At last a response by Emily (Woods) Danca '99 to what I think is another dubious column about sex in the Manitou Messenger. I am an alumnus of St. Olaf '47 and a former faculty member, 1962-1986. In my student years I wrote feature stories under the astute editorship of Daryl Feldmier who went on to become managing editor of the Minneapolis Tribune and later the Chicago Daily News.
The columns on alcohol-impregnanted tampons and masturbation are two of several others that I think out of place in a college newspaper, written purely for sensation. If I want sexual advice, which I don't, I will turn to professionals, certainly not callow college students whom I suspect write the column for titillation (pardon the pun), not to inform.
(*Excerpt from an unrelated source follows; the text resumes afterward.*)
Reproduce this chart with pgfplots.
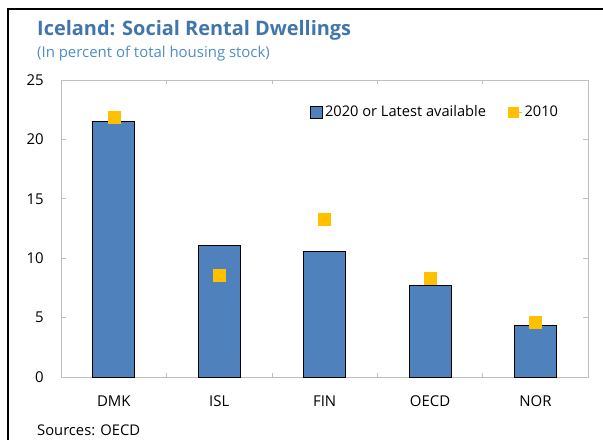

I recall some years ago student uproar about the unavailability of condoms on campus and thinking at the time that frustrated students should just write home, Dear Mom, please send condoms. I recommend less time in dalliance with sex and more time in the lab or library on issues of more immediate import.
I am a seasoned adult, a former Marine and partner in a happy 54-year marriage. I am certainly not naive about sex. I met my wife in the Ole Store in 1945, we became engaged in 1946 and, because her parents were going abroad, we married before finals in 1947. At no time were we sexually frustrated and certainly not in need of advice from classmates. Many of our fellow classmates, married veterans, were anxious to get on with their lives. The Navy occupied Mohn and Ytterboe halls so that the student body could mix with its returning veterans by the hundreds was considerably more mature than typical pre-war classes. To have devoted a weekly column to sex would have seemed to me dubious editorial judgment at best.
I am ironically amused by the article in the Dec. 8 Messenger about the lack of tampons in campus restrooms. I suspect they had all been sequestered by alcoholic thrill seekers in response to the earlier sex column.
Perhaps in the new science building we can endow a chair in sexual studies and a research laboratory to pursue them. Then our columnists and their avid readers can indulge their curiosity and expertise to the enrichment of us all. Or they can endow a potty chair to enhance our advancement into things sexual.